I want to be crystal clear about adoption. Fostering is not a permanent arrangement, though sometimes a child may require foster care for many years or until he or she becomes an adult. Increasingly, we are seeing children continuing in foster care beyond 18 years by being in after-care and staying with their foster families. Long-term and permanent fostering does not give the same legal security as adoption for either the child or the foster family but it may be appropriate. I do not want for one moment to compare fostering with adoption because both options have their place. There are many families who want to adopt and are interested in intercountry adoption. The provision will now say that there will be children in Ireland who for legal reasons before now were ineligible for adoption and who could now, potentially, be eligible for adoption. It is reasonable to assume that some of the children - and we have over 2,000 children in long-term care over five years - would be eligible for adoption. There would have to be a clear assessment of the child's situation and that of his or her natural parents. Adoption could be appropriate for some of those children depending on the child's relationship. Some children do not have any contact with their natural families. It will depend on the child's relationship with his or her birth parents.

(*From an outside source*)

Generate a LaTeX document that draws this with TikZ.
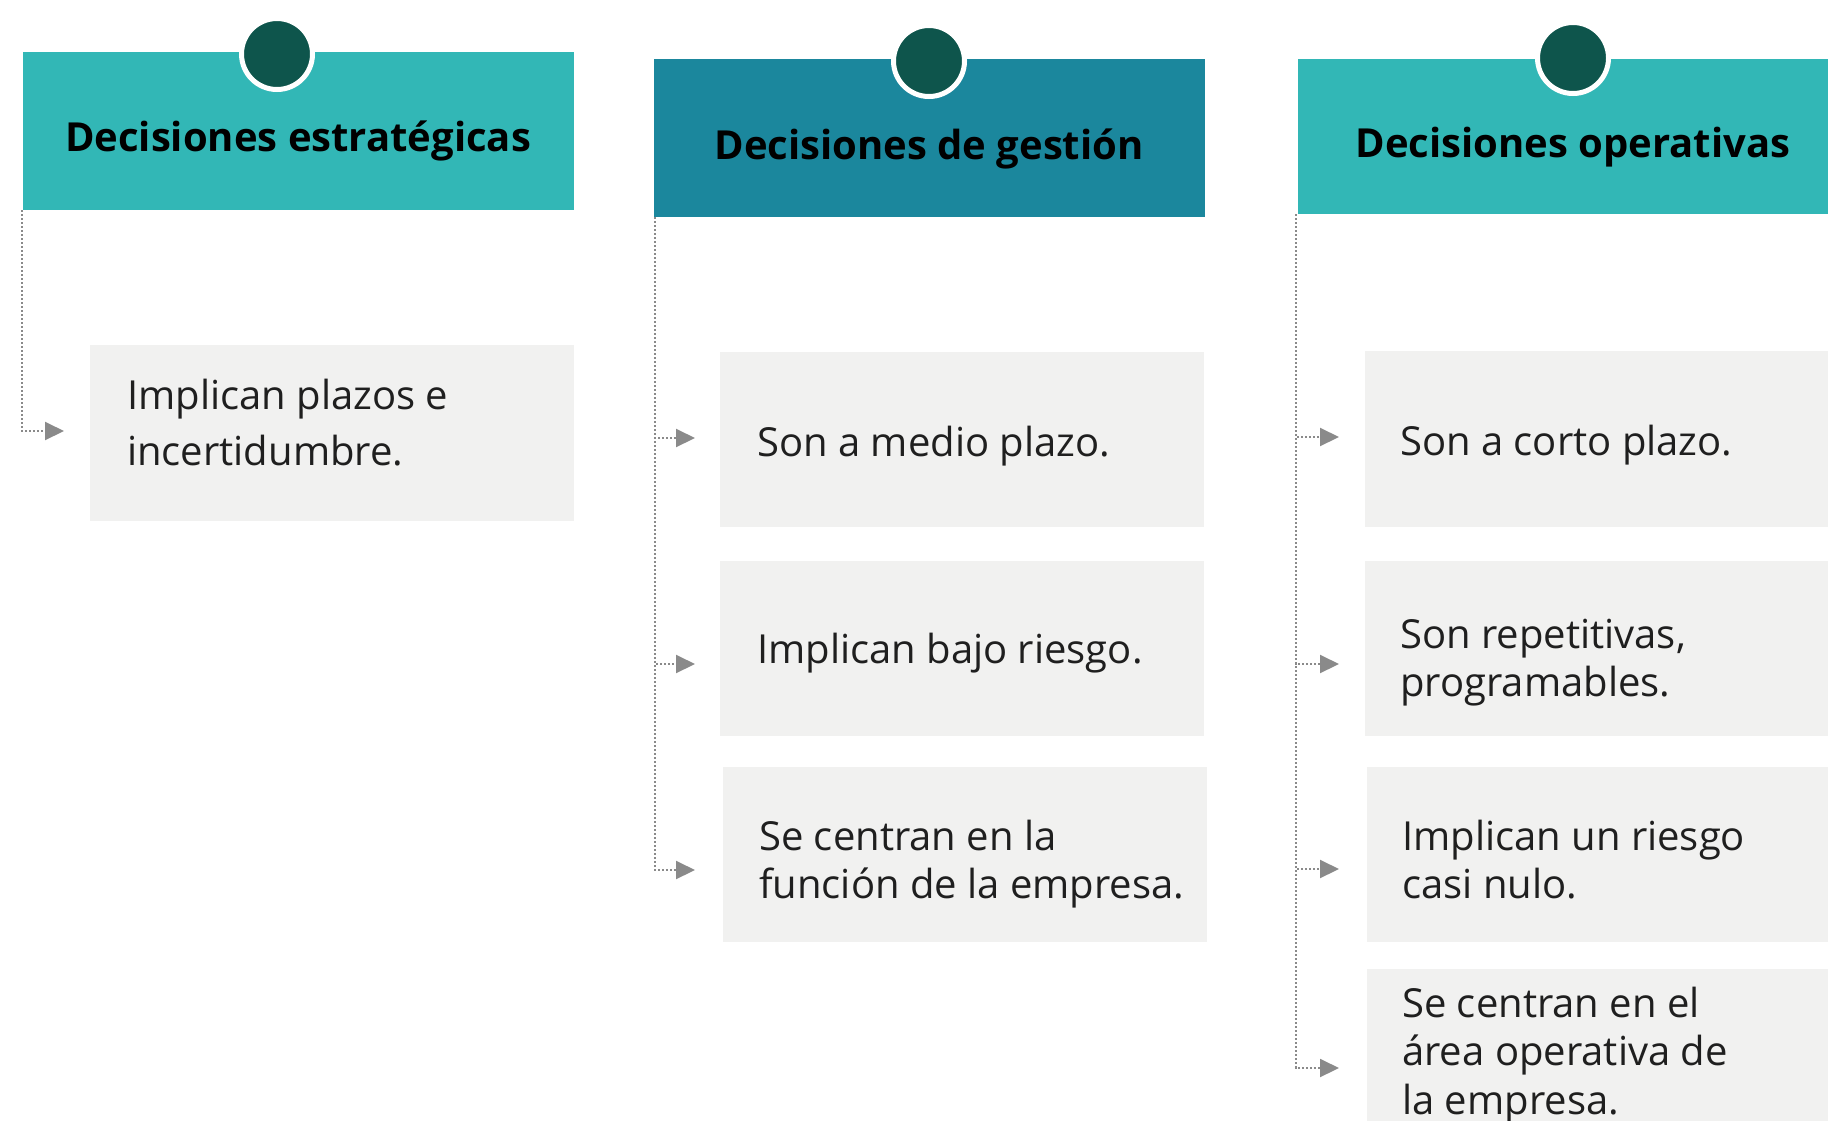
\documentclass[tikz,border=0pt]{standalone}
\usepackage{fontspec}
\setmainfont{Open Sans}
\usetikzlibrary{arrows.meta}
\definecolor{tealA}{HTML}{32B7B6}
\definecolor{tealB}{HTML}{1B879D}
\definecolor{darkdot}{HTML}{0E554C}
\definecolor{boxgray}{HTML}{F1F1F0}
\definecolor{txtc}{HTML}{1F1F1F}
\definecolor{conngray}{HTML}{8A8A8A}
\newcommand\linesA[2]{\vtop{\baselineskip=56pt\hbox{#1}\hbox{#2}}}
\newcommand\linesB[2]{\vtop{\baselineskip=48pt\hbox{#1}\hbox{#2}}}
\newcommand\linesC[3]{\vtop{\baselineskip=48.5pt\hbox{#1}\hbox{#2}\hbox{#3}}}
\begin{document}
\begin{tikzpicture}[x=1pt,y=-1pt,
  hdrbox/.style={rectangle, inner sep=0pt, minimum width=551pt, minimum height=158pt, anchor=north west},
  hdrtxt/.style={inner sep=0pt, anchor=base, text=black, font=\fontsize{40}{48}\selectfont\bfseries},
  dot/.style={circle, fill=darkdot, draw=white, line width=5pt, minimum size=71pt, inner sep=0pt},
  itembox/.style={rectangle, fill=boxgray, inner sep=0pt, minimum width=484pt, minimum height=175pt, anchor=north west},
  itemtxt/.style={inner sep=0pt, anchor=base west, text=txtc, font=\fontsize{40}{48}\selectfont},
  conn/.style={draw=conngray, line width=2pt, dash pattern=on 2pt off 2pt, -{Triangle[length=19pt,width=18pt,fill=conngray]}}
]
\clip (0,0) rectangle (1828,1120);
\fill[white] (0,0) rectangle (1828,1120);

% headers
\node[hdrbox, fill=tealA] (h1) at (23,52) {};
\node[hdrbox, fill=tealB] (h2) at (654,59) {};
\node[hdrbox, fill=tealA, minimum height=155pt] (h3) at (1298,59) {};
\node[dot] (d1) at (277,54) {};
\node[dot] (d2) at (929,61) {};
\node[dot] (d3) at (1573,58) {};
\node[hdrtxt] (h1t) at (298,151) {Decisiones estratégicas};
\node[hdrtxt] (h2t) at (929,159) {Decisiones de gestión};
\node[hdrtxt] (h3t) at (1573,157) {Decisiones operativas};

% item boxes
\node[itembox, minimum height=176pt] (b1) at (90,345) {};
\node[itembox] (b21) at (720,352) {};
\node[itembox] (b22) at (720,561) {};
\node[itembox] (b23) at (723,767) {};
\node[itembox, minimum height=176pt] (b31) at (1365,351) {};
\node[itembox] (b32) at (1365,561) {};
\node[itembox] (b33) at (1367,767) {};
\node[itembox] (b34) at (1367,969) {};

% item texts
\node[itemtxt] (t1) at (127,409) {\linesA{Implican plazos e}{incertidumbre.}};
\node[itemtxt] (t21) at (757,456) {Son a medio plazo.};
\node[itemtxt] (t22) at (757,663) {Implican bajo riesgo.};
\node[itemtxt] (t23) at (759,850) {\linesB{Se centran en la}{función de la empresa.}};
\node[itemtxt] (t31) at (1400,455) {Son a corto plazo.};
\node[itemtxt] (t32) at (1400,648) {\linesB{Son repetitivas,}{programables.}};
\node[itemtxt] (t33) at (1402,850) {\linesB{Implican un riesgo}{casi nulo.}};
\node[itemtxt] (t34) at (1402,1017) {\linesC{Se centran en el}{área operativa de}{la empresa.}};

% arrow tips
\coordinate (a1) at (64,431);
\coordinate (a21) at (695,438);
\coordinate (a22) at (695,664);
\coordinate (a23) at (695,870);
\coordinate (a31) at (1339,437);
\coordinate (a32) at (1339,664);
\coordinate (a33) at (1339,869);
\coordinate (a34) at (1339,1068);

% connectors
\draw[conn] ([xshift=-1pt]h1.south west) |- (a1);
\draw[conn] ([xshift=1pt]h2.south west) |- (a21);
\draw[conn] ([xshift=1pt]h2.south west) |- (a22);
\draw[conn] ([xshift=1pt]h2.south west) |- (a23);
\draw[conn] ([xshift=-2pt]h3.south west) |- (a31);
\draw[conn] ([xshift=-2pt]h3.south west) |- (a32);
\draw[conn] ([xshift=-2pt]h3.south west) |- (a33);
\draw[conn] ([xshift=-2pt]h3.south west) |- (a34);
\end{tikzpicture}
\end{document}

The amendment, and in the proposed legislation that flows thereof, it is not intended to provide that a child who has contact with and a strong beneficial relationship with his or her birth parents and wider family may be adopted unless the child's parents have voluntarily placed him or her for adoption and consented to the adoption order being made. For that reason I ask that members consider linking the formula proposed with adoption as an automatic follow-on from the "supply of the place of the parents" in the context of care and that it is not the policy's intent. It would not be desirable. In truth, I do not believe that was the intent of the Senator's proposed amendment but I am advised that it is one of its potential effects. Therefore, I will not accept his amendment for those reasons.